NEW YORK (Reuters) - Like an actor waiting for a big break, the nascent market for watching independent movies on TV video-on-demand channels or online via streaming or downloads still needs a big hit to make believers out of moviemakers.
Last month, the Tribeca Film Festival launched an unusual effort to acquire films and release them on video-on-demand (VOD) in an effort to help kick-start the market. Typically, film festivals screen movies, not distribute them.
As the festival wound down earlier this week, the success of Tribeca's effort was still unknown. But market players said VOD and online sales are not likely a financial game-changer anytime soon for the beleaguered independent film industry that in recent years has fallen on hard times as too many indie movies competed for space in too few theaters.
"They (VOD and Web downloads) have generated meager revenue at best. The total revenue has not been up until now anything resembling financially compelling," said Eamonn Bowles, President of Magnolia Pictures.
Still, Tribeca organizers and industry executives agree the old financial model of a film creating buzz at festivals and being acquired for theatrical release needs changing.
"So many filmmakers still want that traditional route, they want to be able to walk down that red carpet at a cinema," said Tribeca's chief creative officer Geoff Gilmore.
"But I can't make that world exist any longer when it doesn't," he added. "I can't tell (filmmakers), 'you are going to have a number of different buying opportunities' when in fact it has been more and more mitigated...so we are trying to create new opportunities."
Tribeca's distribution arm, called Tribeca Film, acquired more than a dozen films and over half were shown at the festival, including "Climate of Change" and "Metropia."
They were offered on VOD via cable, satellite and telecom providers that reach some 40 million homes and fans could watch them at the same time as New York moviegoers at the festival.
Separately, but also for the first time, Tribeca offered eight full-length films online at a flat fee of $45.
Festival organizers aren't yet saying how many people paid to watch the movies, but its experiment followed other, smaller efforts including one at the recent Sundance Film Festival, which offered five movies for rental at $3.99 on YouTube. It attracted little revenue.
Tribeca filmmakers gave VOD and Web downloads mixed reviews and said they hoped audiences would still be able to see their films on the big screens for which they were made.
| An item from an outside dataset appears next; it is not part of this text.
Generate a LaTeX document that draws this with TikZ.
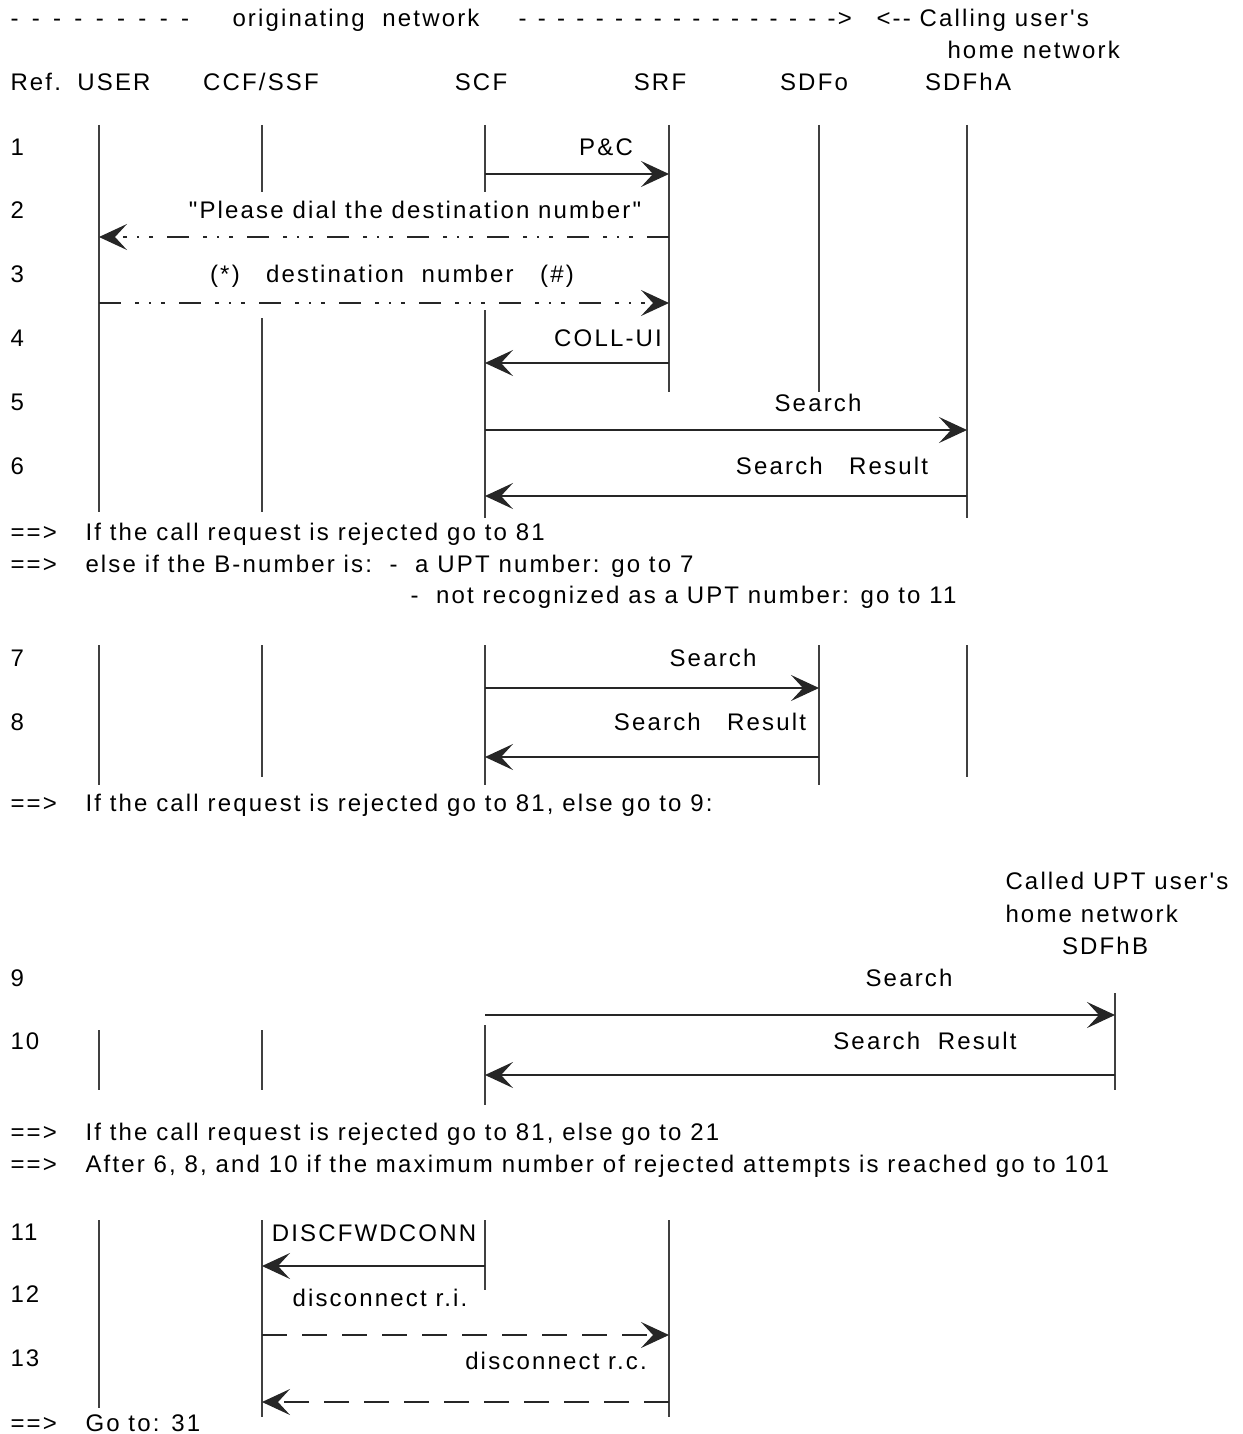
\documentclass[tikz,border=0pt]{standalone}
\usepackage{fontspec}
\setmainfont{Liberation Sans}[LetterSpace=9,Ligatures=TeXOff]
\usetikzlibrary{arrows.meta}
\tikzset{every picture/.style={line width=0.75pt}}

\begin{document}
\begin{tikzpicture}[x=0.75pt,y=0.75pt,yscale=-1,xscale=1,
  every node/.style={font=\fontsize{18}{21}\selectfont,inner sep=0pt},
  txt/.style={anchor=base west},
  lbl/.style={anchor=base},
  life/.style={draw=black!75,line width=0.9pt},
  msg/.style={draw=black!85,line width=0.9pt,-{Stealth[length=21pt,width=19.5pt,inset=9pt]}},
  dashdot/.style={dash pattern=on 16.5pt off 10.5pt on 3pt off 7.5pt on 1.5pt off 7.5pt on 3pt off 10.5pt},
  dashline/.style={dash pattern=on 18.75pt off 11.25pt}]
\useasboundingbox (0,0) rectangle (1242,1434);

% Text Node
\node[txt] (dashA) at (10,27) {-\hspace{10pt}-\hspace{10pt}-\hspace{10pt}-\hspace{10pt}-\hspace{10pt}-\hspace{10pt}-\hspace{10pt}-\hspace{10pt}-};
\node[txt] (orig) at (232,27) {originating\ \ network};
\node[txt] (dashB) at (518,27) {-\hspace{8.5pt}-\hspace{8.5pt}-\hspace{8.5pt}-\hspace{8.5pt}-\hspace{8.5pt}-\hspace{8.5pt}-\hspace{8.5pt}-\hspace{8.5pt}-\hspace{8.5pt}-\hspace{8.5pt}-\hspace{8.5pt}-\hspace{8.5pt}-\hspace{8.5pt}-\hspace{8.5pt}-\hspace{8.5pt}-\hspace{8.5pt}->};
\node[txt] (calling) at (876,27) {<-- Calling user's};
\node[txt] (homeA) at (947,59) {home network};

% Text Node
\node[txt] (ref) at (10,91) {Ref.};
\node[lbl] (hUSER) at (114,91) {USER};
\node[lbl] (hCCF) at (261,91) {CCF/SSF};
\node[lbl] (hSCF) at (481,91) {SCF};
\node[lbl] (hSRF) at (660,91) {SRF};
\node[lbl] (hSDFo) at (814,91) {SDFo};
\node[lbl] (hSDFhA) at (968,91) {SDFhA};

% Text Node
\node[txt] (r1) at (10,156) {1};
\node[txt] (r2) at (10,219) {2};
\node[txt] (r3) at (10,282) {3};
\node[txt] (r4) at (10,346) {4};
\node[txt] (r5) at (10,410) {5};
\node[txt] (r6) at (10,474) {6};

%Straight Lines
\coordinate (userT1) at (99,125); \coordinate (userB1) at (99,512);
\coordinate (ccfT1) at (262,125); \coordinate (ccfM1) at (262,192);
\coordinate (ccfN1) at (262,318); \coordinate (ccfB1) at (262,512);
\coordinate (scfT1) at (485,125); \coordinate (scfM1) at (485,192);
\coordinate (scfN1) at (485,310); \coordinate (scfB1) at (485,518);
\coordinate (srfT1) at (669,125); \coordinate (srfB1) at (669,392);
\coordinate (sdfoT1) at (819,125); \coordinate (sdfoB1) at (819,392);
\coordinate (sdfhaT1) at (967,125); \coordinate (sdfhaB1) at (967,518);
\draw[life] (userT1) -- (userB1);
\draw[life] (ccfT1) -- (ccfM1);
\draw[life] (ccfN1) -- (ccfB1);
\draw[life] (scfT1) -- (scfM1);
\draw[life] (scfN1) -- (scfB1);
\draw[life] (srfT1) -- (srfB1);
\draw[life] (sdfoT1) -- (sdfoB1);
\draw[life] (sdfhaT1) -- (sdfhaB1);

%Straight Lines
\coordinate (m1s) at (485,174); \coordinate (m1e) at (669,174);
\coordinate (m2s) at (669,237); \coordinate (m2e) at (99,237);
\coordinate (m3s) at (99,303); \coordinate (m3e) at (669,303);
\coordinate (m4s) at (669,363); \coordinate (m4e) at (485,363);
\coordinate (m5s) at (485,430); \coordinate (m5e) at (967,430);
\coordinate (m6s) at (967,496); \coordinate (m6e) at (485,496);
\draw[msg] (m1s) -- (m1e);
\draw[msg,dashdot] (m2s) -- (m2e);
\draw[msg,dashdot] (m3s) -- (m3e);
\draw[msg] (m4s) -- (m4e);
\draw[msg] (m5s) -- (m5e);
\draw[msg] (m6s) -- (m6e);

% Text Node
\node[lbl] (pc) at (606,156) {P\&C};
\node[lbl] (dial) at (415,219) {"Please dial the destination number"};
\node[lbl] (dest) at (392,282) {(*)\ \ \ destination\ \ number\ \ \ (\#)};
\node[lbl] (collui) at (608,346) {COLL-UI};
\node[lbl] (search5) at (818,411) {Search};
\node[lbl] (result6) at (832,474) {Search\ \ \ Result};

% Text Node
\node[txt] (goA) at (10,540) {==>};
\node[txt] (rejA) at (85,540) {If the call request is rejected go to 81};
\node[txt] (goB) at (10,572) {==>};
\node[txt] (elseB) at (85,572) {else if the B-number is:\ \ -\ \ a UPT number: go to 7};
\node[txt] (notrec) at (410,603) {-\ \ not recognized as a UPT number: go to 11};

% Text Node
\node[txt] (r7) at (10,666) {7};
\node[txt] (r8) at (10,730) {8};

%Straight Lines
\coordinate (userT2) at (99,645); \coordinate (userB2) at (99,785);
\coordinate (ccfT2) at (262,645); \coordinate (ccfB2) at (262,777);
\coordinate (scfT2) at (485,645); \coordinate (scfB2) at (485,785);
\coordinate (sdfoT2) at (819,645); \coordinate (sdfoB2) at (819,785);
\coordinate (sdfhaT2) at (967,645); \coordinate (sdfhaB2) at (967,777);
\draw[life] (userT2) -- (userB2);
\draw[life] (ccfT2) -- (ccfB2);
\draw[life] (scfT2) -- (scfB2);
\draw[life] (sdfoT2) -- (sdfoB2);
\draw[life] (sdfhaT2) -- (sdfhaB2);

%Straight Lines
\coordinate (m7s) at (485,688); \coordinate (m7e) at (819,688);
\coordinate (m8s) at (819,757); \coordinate (m8e) at (485,757);
\draw[msg] (m7s) -- (m7e);
\draw[msg] (m8s) -- (m8e);

% Text Node
\node[lbl] (search7) at (713,666) {Search};
\node[lbl] (result8) at (710,730) {Search\ \ \ Result};
\node[txt] (goC) at (10,811) {==>};
\node[txt] (rejC) at (85,811) {If the call request is rejected go to 81, else go to 9:};

% Text Node
\node[txt] (calledB) at (1005,889) {Called UPT user's};
\node[txt] (homeB) at (1005,922) {home network};
\node[lbl] (hSDFhB) at (1105,954) {SDFhB};
\node[txt] (r9) at (10,986) {9};
\node[txt] (r10) at (10,1049) {10};

%Straight Lines
\coordinate (userT3) at (99,1030); \coordinate (userB3) at (99,1090);
\coordinate (ccfT3) at (262,1030); \coordinate (ccfB3) at (262,1090);
\coordinate (scfT3) at (485,1025); \coordinate (scfB3) at (485,1105);
\coordinate (sdfhbT3) at (1115,993); \coordinate (sdfhbB3) at (1115,1090);
\draw[life] (userT3) -- (userB3);
\draw[life] (ccfT3) -- (ccfB3);
\draw[life] (scfT3) -- (scfB3);
\draw[life] (sdfhbT3) -- (sdfhbB3);

%Straight Lines
\coordinate (m9s) at (485,1015); \coordinate (m9e) at (1115,1015);
\coordinate (m10s) at (1115,1075); \coordinate (m10e) at (485,1075);
\draw[msg] (m9s) -- (m9e);
\draw[msg] (m10s) -- (m10e);

% Text Node
\node[lbl] (search9) at (909,986) {Search};
\node[lbl] (result10) at (925,1049) {Search\ \ Result};
\node[txt] (goD) at (10,1140) {==>};
\node[txt] (rejD) at (85,1140) {If the call request is rejected go to 81, else go to 21};
\node[txt] (goE) at (10,1172) {==>};
\node[txt] (after) at (85,1172) {After 6, 8, and 10 if the maximum number of rejected attempts is reached go to 101};

% Text Node
\node[txt] (r11) at (10,1240) {11};
\node[txt] (r12) at (10,1302) {12};
\node[txt] (r13) at (10,1366) {13};

%Straight Lines
\coordinate (userT4) at (99,1220); \coordinate (userB4) at (99,1408);
\coordinate (ccfT4) at (262,1220); \coordinate (ccfB4) at (262,1417);
\coordinate (scfT4) at (485,1220); \coordinate (scfB4) at (485,1290);
\coordinate (srfT4) at (669,1220); \coordinate (srfB4) at (669,1417);
\draw[life] (userT4) -- (userB4);
\draw[life] (ccfT4) -- (ccfB4);
\draw[life] (scfT4) -- (scfB4);
\draw[life] (srfT4) -- (srfB4);

%Straight Lines
\coordinate (m11s) at (485,1266); \coordinate (m11e) at (262,1266);
\coordinate (m12s) at (262,1335); \coordinate (m12e) at (669,1335);
\coordinate (m13s) at (669,1402); \coordinate (m13e) at (262,1402);
\draw[msg] (m11s) -- (m11e);
\draw[msg,dashline] (m12s) -- (m12e);
\draw[msg,dashline] (m13s) -- (m13e);

% Text Node
\node[lbl] (discfwd) at (374,1241) {DISCFWDCONN};
\node[lbl] (discri) at (380,1306) {disconnect r.i.};
\node[lbl] (discrc) at (556,1369) {disconnect r.c.};
\node[txt] (goF) at (10,1431) {==>};
\node[txt] (gotoF) at (85,1431) {Go to: 31};

\end{tikzpicture}
\end{document}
Some wondered whether a conflict of interest might arise if a festival promoted their own films more than ones they did not acquire.
Director Josh Sternfeld, whose "Meskada" played in the festival, told Reuters he thought filmmakers should "keep their minds open to how films get seen" but also recognized watching a film in a theater was "special."
Others were more reluctant, including director Ricki Stern of "Joan Rivers -- A Piece of Work," who said "it's wonderful that movies can get out to the masses on the Internet," but quickly added that she still preferred cinemas.
"Movies should be in a big old movie theater with lots of popcorn," she said.
Josh Braun, of Submarine Entertainment, which represented "Climate of Change", said any festivals exploring their own distribution must be "extra vigilant to account for any perception that their own films might get preference."
"And they have to be smart about it because they still want distributors to be coming to their festival and looking for movies for sale," he said.
But while the industry waits to see if Tribeca's VOD experiment captures much revenue, the festival is marching forward with plans to acquire more films throughout the year.
"What we are saying is 'we realize that you are watching films on your computers and on cable, we are going to offer that to you," said Nancy Shafer of Tribeca Enterprises, which funds the festival and the distribution arm. "Everyone is trying to figure out how to make filmmakers money...and how to rebuild the independent film business."